Generally, the meaning of the feast of the Protection is impossible to explain rationally or reasonably, but is experienced and felt by the heart as the relationship of a caring, loving mother with her own children. A mother gets up at night to check on her child, and if the child is sick, then the mama doesn’t pity herself and will not rest until she has taken every measure that her child might recover. And as children open to their mothers their childish sorrows, feelings and desires, so we can reveal to the Most Pure Virgin all our troubles and to her alone we can turn then when we have no one else to turn to. And she will cover us. Her veil is prayerful care for us, it is the grace of God given to the Holy Virgin as to the very closest to God, and by this grace she is ready to protect us always.

Russia has always honored the saints, especially those dear to the common people: Nicholas the Wonderworker, Sergius of Radonezh, Seraphim of Sarov, Matrona of Moscow. But dearest of all is the Mother of God. In Russia there was always informal, heartfelt veneration, like as to your birth mother, who you can turn to with any trouble, and Russia has always been under the veil of the Mother of God.

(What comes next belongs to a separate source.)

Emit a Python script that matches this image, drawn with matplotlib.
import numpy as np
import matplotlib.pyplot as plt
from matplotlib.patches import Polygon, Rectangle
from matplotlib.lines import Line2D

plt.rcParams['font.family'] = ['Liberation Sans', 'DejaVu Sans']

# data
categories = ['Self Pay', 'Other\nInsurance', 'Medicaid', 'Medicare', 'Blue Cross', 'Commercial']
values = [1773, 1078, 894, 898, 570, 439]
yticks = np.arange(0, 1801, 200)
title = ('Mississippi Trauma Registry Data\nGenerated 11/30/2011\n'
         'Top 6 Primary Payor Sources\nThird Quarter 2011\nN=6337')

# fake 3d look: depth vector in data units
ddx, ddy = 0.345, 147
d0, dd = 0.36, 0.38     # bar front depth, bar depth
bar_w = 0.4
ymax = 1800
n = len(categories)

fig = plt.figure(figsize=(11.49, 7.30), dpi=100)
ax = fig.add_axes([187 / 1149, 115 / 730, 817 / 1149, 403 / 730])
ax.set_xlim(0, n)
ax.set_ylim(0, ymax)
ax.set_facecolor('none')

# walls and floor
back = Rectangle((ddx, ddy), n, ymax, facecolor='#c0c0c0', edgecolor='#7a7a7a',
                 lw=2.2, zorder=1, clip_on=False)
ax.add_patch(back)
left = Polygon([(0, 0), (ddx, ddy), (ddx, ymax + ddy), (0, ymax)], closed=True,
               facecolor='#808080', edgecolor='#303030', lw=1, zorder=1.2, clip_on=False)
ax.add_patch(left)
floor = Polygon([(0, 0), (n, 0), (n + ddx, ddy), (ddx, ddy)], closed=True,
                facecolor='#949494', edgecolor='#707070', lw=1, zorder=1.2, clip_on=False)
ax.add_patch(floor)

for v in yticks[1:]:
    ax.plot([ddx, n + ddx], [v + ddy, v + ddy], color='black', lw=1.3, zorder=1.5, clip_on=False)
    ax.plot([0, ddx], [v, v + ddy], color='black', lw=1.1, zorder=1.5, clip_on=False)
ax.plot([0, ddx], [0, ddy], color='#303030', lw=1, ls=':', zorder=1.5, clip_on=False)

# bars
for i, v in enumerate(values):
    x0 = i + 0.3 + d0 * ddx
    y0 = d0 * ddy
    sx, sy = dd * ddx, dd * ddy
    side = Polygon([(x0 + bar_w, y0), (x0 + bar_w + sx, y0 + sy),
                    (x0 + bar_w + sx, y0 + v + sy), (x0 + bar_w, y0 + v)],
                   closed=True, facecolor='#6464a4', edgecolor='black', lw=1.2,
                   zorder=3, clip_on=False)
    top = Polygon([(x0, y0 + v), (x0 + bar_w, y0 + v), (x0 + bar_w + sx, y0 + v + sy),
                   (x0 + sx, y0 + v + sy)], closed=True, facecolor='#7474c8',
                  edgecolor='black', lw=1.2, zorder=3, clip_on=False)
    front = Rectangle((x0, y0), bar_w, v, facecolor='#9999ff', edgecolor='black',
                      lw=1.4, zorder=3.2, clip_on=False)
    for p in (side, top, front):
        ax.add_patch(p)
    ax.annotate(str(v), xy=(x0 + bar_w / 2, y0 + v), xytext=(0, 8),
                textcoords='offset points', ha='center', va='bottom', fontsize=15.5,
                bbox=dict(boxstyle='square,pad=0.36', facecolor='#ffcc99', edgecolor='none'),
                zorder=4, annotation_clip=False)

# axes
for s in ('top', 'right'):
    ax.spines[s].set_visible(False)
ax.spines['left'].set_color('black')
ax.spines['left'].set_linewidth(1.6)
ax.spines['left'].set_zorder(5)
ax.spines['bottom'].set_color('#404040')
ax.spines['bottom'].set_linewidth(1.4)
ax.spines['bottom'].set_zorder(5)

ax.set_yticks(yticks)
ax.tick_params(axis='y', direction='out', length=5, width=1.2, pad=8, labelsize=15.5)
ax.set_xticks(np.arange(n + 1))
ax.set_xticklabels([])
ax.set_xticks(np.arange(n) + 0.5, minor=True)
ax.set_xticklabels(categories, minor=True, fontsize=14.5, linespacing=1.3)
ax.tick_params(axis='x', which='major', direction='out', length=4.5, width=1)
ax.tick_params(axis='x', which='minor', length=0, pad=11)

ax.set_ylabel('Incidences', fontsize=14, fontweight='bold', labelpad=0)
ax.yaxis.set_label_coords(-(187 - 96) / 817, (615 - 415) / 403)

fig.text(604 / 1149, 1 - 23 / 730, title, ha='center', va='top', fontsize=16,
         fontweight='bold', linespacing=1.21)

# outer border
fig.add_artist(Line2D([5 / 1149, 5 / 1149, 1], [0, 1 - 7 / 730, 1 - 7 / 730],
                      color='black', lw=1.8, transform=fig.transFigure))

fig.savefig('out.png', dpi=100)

This is why in every Orthodox home in Russia amongst the icons there is a special place dedicated to the image of the Mother of God.

There are different traditions about the past event in Constantinople, when in the Blachernae church the Most Pure Virgin appeared and extended her veil over the supplicants. There is the hypothesis that the Byzantine capital was besieged by our ancestors, such that the Byzantines were delivered from them only by the intercession of the Mother of God. But Russia at that time remained as yet unenlightened by the Christian faith, and had our ancestors been permitted to seize Constantinople, the city would have been devastated and many people killed. The Most Holy Virgin did not permit the spilling of innocent blood. To the pagans it was not given to ravage the Christians, but instead they were themselves subsequently lead to the glory of the Christian faith, likely also by the prayers of the Mother of God. In Baptism we acquired nearness to the Virgin Mary and therefore we take the feast of the Protection of the Mother of God as a witness of her love for those who pray, no matter the past military-political circumstances.